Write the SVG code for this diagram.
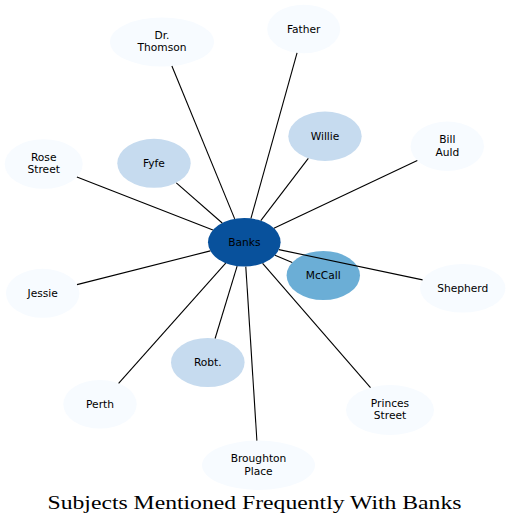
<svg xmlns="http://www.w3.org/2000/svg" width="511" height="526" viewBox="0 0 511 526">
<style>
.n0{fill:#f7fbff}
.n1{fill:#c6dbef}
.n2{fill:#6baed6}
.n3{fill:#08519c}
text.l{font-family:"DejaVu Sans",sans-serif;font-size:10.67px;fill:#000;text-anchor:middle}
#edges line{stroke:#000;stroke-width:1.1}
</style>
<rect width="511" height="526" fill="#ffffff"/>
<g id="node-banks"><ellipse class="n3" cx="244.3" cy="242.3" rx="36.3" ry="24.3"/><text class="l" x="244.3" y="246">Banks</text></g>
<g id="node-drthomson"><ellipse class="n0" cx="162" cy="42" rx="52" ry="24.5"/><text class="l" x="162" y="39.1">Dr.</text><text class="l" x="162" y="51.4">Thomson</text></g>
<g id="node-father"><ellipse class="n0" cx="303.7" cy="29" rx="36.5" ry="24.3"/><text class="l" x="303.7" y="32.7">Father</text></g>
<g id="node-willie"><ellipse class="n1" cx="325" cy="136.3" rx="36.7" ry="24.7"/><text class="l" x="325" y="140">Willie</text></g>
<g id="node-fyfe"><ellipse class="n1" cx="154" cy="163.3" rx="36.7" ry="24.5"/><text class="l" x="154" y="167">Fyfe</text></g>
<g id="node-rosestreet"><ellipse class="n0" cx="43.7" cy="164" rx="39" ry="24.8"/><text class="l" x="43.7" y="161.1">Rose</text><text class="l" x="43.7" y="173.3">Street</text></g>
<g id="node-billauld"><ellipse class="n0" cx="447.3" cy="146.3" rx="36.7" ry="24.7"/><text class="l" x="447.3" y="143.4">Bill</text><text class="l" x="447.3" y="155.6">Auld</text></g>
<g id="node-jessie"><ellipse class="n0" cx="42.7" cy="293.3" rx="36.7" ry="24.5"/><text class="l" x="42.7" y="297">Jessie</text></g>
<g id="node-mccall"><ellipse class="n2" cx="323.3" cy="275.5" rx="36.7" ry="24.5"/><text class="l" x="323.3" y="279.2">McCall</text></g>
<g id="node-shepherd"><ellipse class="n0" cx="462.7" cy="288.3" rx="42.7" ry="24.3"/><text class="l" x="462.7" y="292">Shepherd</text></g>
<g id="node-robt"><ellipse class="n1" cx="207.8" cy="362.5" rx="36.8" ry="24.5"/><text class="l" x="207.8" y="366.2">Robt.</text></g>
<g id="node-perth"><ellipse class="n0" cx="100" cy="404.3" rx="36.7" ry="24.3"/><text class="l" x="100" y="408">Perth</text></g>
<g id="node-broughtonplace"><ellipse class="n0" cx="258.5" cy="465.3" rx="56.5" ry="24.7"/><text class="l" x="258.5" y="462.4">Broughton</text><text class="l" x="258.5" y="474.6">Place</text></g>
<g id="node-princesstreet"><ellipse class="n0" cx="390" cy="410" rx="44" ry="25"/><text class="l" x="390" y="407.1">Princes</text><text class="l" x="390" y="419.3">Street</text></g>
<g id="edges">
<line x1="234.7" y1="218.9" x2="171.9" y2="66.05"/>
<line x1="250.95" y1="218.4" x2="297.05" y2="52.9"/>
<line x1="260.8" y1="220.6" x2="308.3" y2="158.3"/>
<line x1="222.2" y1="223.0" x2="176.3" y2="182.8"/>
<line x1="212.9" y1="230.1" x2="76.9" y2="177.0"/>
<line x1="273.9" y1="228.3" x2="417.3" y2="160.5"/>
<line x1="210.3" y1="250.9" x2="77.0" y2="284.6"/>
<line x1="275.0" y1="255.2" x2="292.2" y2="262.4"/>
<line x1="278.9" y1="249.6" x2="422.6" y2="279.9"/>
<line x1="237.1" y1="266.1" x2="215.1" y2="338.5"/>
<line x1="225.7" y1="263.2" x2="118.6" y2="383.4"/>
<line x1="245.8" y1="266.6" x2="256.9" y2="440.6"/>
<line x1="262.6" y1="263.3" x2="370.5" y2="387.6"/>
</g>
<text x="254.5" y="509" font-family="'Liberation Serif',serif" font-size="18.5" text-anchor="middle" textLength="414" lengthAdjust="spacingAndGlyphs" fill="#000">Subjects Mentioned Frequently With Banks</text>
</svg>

## STATED EXERCISE
Extract the full listing exactly, with the pictures left out.

## TASK ANSWER
Write the SVG code for this diagram.
<svg xmlns="http://www.w3.org/2000/svg" width="511" height="526" viewBox="0 0 511 526">
<style>
.n0{fill:#f7fbff}
.n1{fill:#c6dbef}
.n2{fill:#6baed6}
.n3{fill:#08519c}
text.l{font-family:"DejaVu Sans",sans-serif;font-size:10.67px;fill:#000;text-anchor:middle}
#edges line{stroke:#000;stroke-width:1.1}
</style>
<rect width="511" height="526" fill="#ffffff"/>
<g id="node-banks"><ellipse class="n3" cx="244.3" cy="242.3" rx="36.3" ry="24.3"/><text class="l" x="244.3" y="246">Banks</text></g>
<g id="node-drthomson"><ellipse class="n0" cx="162" cy="42" rx="52" ry="24.5"/><text class="l" x="162" y="39.1">Dr.</text><text class="l" x="162" y="51.4">Thomson</text></g>
<g id="node-father"><ellipse class="n0" cx="303.7" cy="29" rx="36.5" ry="24.3"/><text class="l" x="303.7" y="32.7">Father</text></g>
<g id="node-willie"><ellipse class="n1" cx="325" cy="136.3" rx="36.7" ry="24.7"/><text class="l" x="325" y="140">Willie</text></g>
<g id="node-fyfe"><ellipse class="n1" cx="154" cy="163.3" rx="36.7" ry="24.5"/><text class="l" x="154" y="167">Fyfe</text></g>
<g id="node-rosestreet"><ellipse class="n0" cx="43.7" cy="164" rx="39" ry="24.8"/><text class="l" x="43.7" y="161.1">Rose</text><text class="l" x="43.7" y="173.3">Street</text></g>
<g id="node-billauld"><ellipse class="n0" cx="447.3" cy="146.3" rx="36.7" ry="24.7"/><text class="l" x="447.3" y="143.4">Bill</text><text class="l" x="447.3" y="155.6">Auld</text></g>
<g id="node-jessie"><ellipse class="n0" cx="42.7" cy="293.3" rx="36.7" ry="24.5"/><text class="l" x="42.7" y="297">Jessie</text></g>
<g id="node-mccall"><ellipse class="n2" cx="323.3" cy="275.5" rx="36.7" ry="24.5"/><text class="l" x="323.3" y="279.2">McCall</text></g>
<g id="node-shepherd"><ellipse class="n0" cx="462.7" cy="288.3" rx="42.7" ry="24.3"/><text class="l" x="462.7" y="292">Shepherd</text></g>
<g id="node-robt"><ellipse class="n1" cx="207.8" cy="362.5" rx="36.8" ry="24.5"/><text class="l" x="207.8" y="366.2">Robt.</text></g>
<g id="node-perth"><ellipse class="n0" cx="100" cy="404.3" rx="36.7" ry="24.3"/><text class="l" x="100" y="408">Perth</text></g>
<g id="node-broughtonplace"><ellipse class="n0" cx="258.5" cy="465.3" rx="56.5" ry="24.7"/><text class="l" x="258.5" y="462.4">Broughton</text><text class="l" x="258.5" y="474.6">Place</text></g>
<g id="node-princesstreet"><ellipse class="n0" cx="390" cy="410" rx="44" ry="25"/><text class="l" x="390" y="407.1">Princes</text><text class="l" x="390" y="419.3">Street</text></g>
<g id="edges">
<line x1="234.7" y1="218.9" x2="171.9" y2="66.05"/>
<line x1="250.95" y1="218.4" x2="297.05" y2="52.9"/>
<line x1="260.8" y1="220.6" x2="308.3" y2="158.3"/>
<line x1="222.2" y1="223.0" x2="176.3" y2="182.8"/>
<line x1="212.9" y1="230.1" x2="76.9" y2="177.0"/>
<line x1="273.9" y1="228.3" x2="417.3" y2="160.5"/>
<line x1="210.3" y1="250.9" x2="77.0" y2="284.6"/>
<line x1="275.0" y1="255.2" x2="292.2" y2="262.4"/>
<line x1="278.9" y1="249.6" x2="422.6" y2="279.9"/>
<line x1="237.1" y1="266.1" x2="215.1" y2="338.5"/>
<line x1="225.7" y1="263.2" x2="118.6" y2="383.4"/>
<line x1="245.8" y1="266.6" x2="256.9" y2="440.6"/>
<line x1="262.6" y1="263.3" x2="370.5" y2="387.6"/>
</g>
<text x="254.5" y="509" font-family="'Liberation Serif',serif" font-size="18.5" text-anchor="middle" textLength="414" lengthAdjust="spacingAndGlyphs" fill="#000">Subjects Mentioned Frequently With Banks</text>
</svg>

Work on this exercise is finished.